| Task details |
Restate the data exactly as given and keep the pictures out.
[BEGIN Data section]
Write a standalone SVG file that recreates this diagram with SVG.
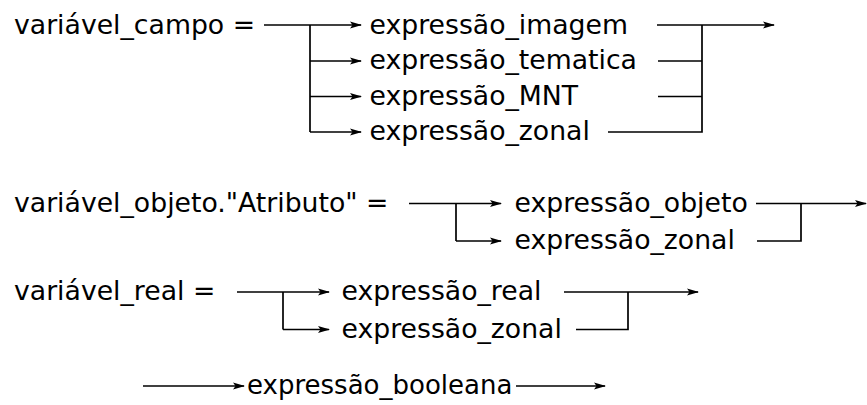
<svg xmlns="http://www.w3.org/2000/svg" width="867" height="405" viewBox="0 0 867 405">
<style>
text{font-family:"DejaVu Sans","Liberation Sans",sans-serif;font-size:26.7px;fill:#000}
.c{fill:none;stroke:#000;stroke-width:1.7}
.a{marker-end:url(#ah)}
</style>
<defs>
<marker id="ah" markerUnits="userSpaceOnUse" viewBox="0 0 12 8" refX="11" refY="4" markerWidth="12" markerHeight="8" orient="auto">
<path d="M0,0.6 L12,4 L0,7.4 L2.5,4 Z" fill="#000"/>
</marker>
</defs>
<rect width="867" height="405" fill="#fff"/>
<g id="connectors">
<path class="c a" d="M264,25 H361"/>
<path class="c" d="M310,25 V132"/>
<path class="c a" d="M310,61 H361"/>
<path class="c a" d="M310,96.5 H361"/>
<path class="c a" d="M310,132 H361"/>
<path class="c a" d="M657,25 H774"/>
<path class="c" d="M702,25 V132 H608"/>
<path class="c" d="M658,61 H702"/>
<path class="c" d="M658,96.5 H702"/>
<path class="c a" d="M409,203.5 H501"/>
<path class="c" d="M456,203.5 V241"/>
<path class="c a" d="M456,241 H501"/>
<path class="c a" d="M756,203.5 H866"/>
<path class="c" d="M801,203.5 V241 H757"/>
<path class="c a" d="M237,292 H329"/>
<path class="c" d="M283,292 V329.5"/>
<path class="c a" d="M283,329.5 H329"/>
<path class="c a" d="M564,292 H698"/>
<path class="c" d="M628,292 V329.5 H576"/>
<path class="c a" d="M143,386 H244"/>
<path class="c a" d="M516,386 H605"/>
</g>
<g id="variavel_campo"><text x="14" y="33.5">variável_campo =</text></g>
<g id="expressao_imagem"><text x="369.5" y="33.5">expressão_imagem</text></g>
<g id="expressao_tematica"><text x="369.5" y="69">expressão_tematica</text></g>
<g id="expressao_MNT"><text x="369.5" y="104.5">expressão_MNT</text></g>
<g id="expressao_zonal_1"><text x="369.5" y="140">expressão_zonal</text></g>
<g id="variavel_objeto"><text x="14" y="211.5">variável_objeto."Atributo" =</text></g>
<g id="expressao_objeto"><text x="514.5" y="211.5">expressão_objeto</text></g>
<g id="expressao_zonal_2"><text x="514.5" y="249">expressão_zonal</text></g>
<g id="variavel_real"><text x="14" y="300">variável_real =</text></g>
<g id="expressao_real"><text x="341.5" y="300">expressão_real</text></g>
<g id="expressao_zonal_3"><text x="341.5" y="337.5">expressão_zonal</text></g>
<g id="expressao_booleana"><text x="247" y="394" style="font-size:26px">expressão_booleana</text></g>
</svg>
[END Data section]
| Written answer |
Write a standalone SVG file that recreates this diagram with SVG.
<svg xmlns="http://www.w3.org/2000/svg" width="867" height="405" viewBox="0 0 867 405">
<style>
text{font-family:"DejaVu Sans","Liberation Sans",sans-serif;font-size:26.7px;fill:#000}
.c{fill:none;stroke:#000;stroke-width:1.7}
.a{marker-end:url(#ah)}
</style>
<defs>
<marker id="ah" markerUnits="userSpaceOnUse" viewBox="0 0 12 8" refX="11" refY="4" markerWidth="12" markerHeight="8" orient="auto">
<path d="M0,0.6 L12,4 L0,7.4 L2.5,4 Z" fill="#000"/>
</marker>
</defs>
<rect width="867" height="405" fill="#fff"/>
<g id="connectors">
<path class="c a" d="M264,25 H361"/>
<path class="c" d="M310,25 V132"/>
<path class="c a" d="M310,61 H361"/>
<path class="c a" d="M310,96.5 H361"/>
<path class="c a" d="M310,132 H361"/>
<path class="c a" d="M657,25 H774"/>
<path class="c" d="M702,25 V132 H608"/>
<path class="c" d="M658,61 H702"/>
<path class="c" d="M658,96.5 H702"/>
<path class="c a" d="M409,203.5 H501"/>
<path class="c" d="M456,203.5 V241"/>
<path class="c a" d="M456,241 H501"/>
<path class="c a" d="M756,203.5 H866"/>
<path class="c" d="M801,203.5 V241 H757"/>
<path class="c a" d="M237,292 H329"/>
<path class="c" d="M283,292 V329.5"/>
<path class="c a" d="M283,329.5 H329"/>
<path class="c a" d="M564,292 H698"/>
<path class="c" d="M628,292 V329.5 H576"/>
<path class="c a" d="M143,386 H244"/>
<path class="c a" d="M516,386 H605"/>
</g>
<g id="variavel_campo"><text x="14" y="33.5">variável_campo =</text></g>
<g id="expressao_imagem"><text x="369.5" y="33.5">expressão_imagem</text></g>
<g id="expressao_tematica"><text x="369.5" y="69">expressão_tematica</text></g>
<g id="expressao_MNT"><text x="369.5" y="104.5">expressão_MNT</text></g>
<g id="expressao_zonal_1"><text x="369.5" y="140">expressão_zonal</text></g>
<g id="variavel_objeto"><text x="14" y="211.5">variável_objeto."Atributo" =</text></g>
<g id="expressao_objeto"><text x="514.5" y="211.5">expressão_objeto</text></g>
<g id="expressao_zonal_2"><text x="514.5" y="249">expressão_zonal</text></g>
<g id="variavel_real"><text x="14" y="300">variável_real =</text></g>
<g id="expressao_real"><text x="341.5" y="300">expressão_real</text></g>
<g id="expressao_zonal_3"><text x="341.5" y="337.5">expressão_zonal</text></g>
<g id="expressao_booleana"><text x="247" y="394" style="font-size:26px">expressão_booleana</text></g>
</svg>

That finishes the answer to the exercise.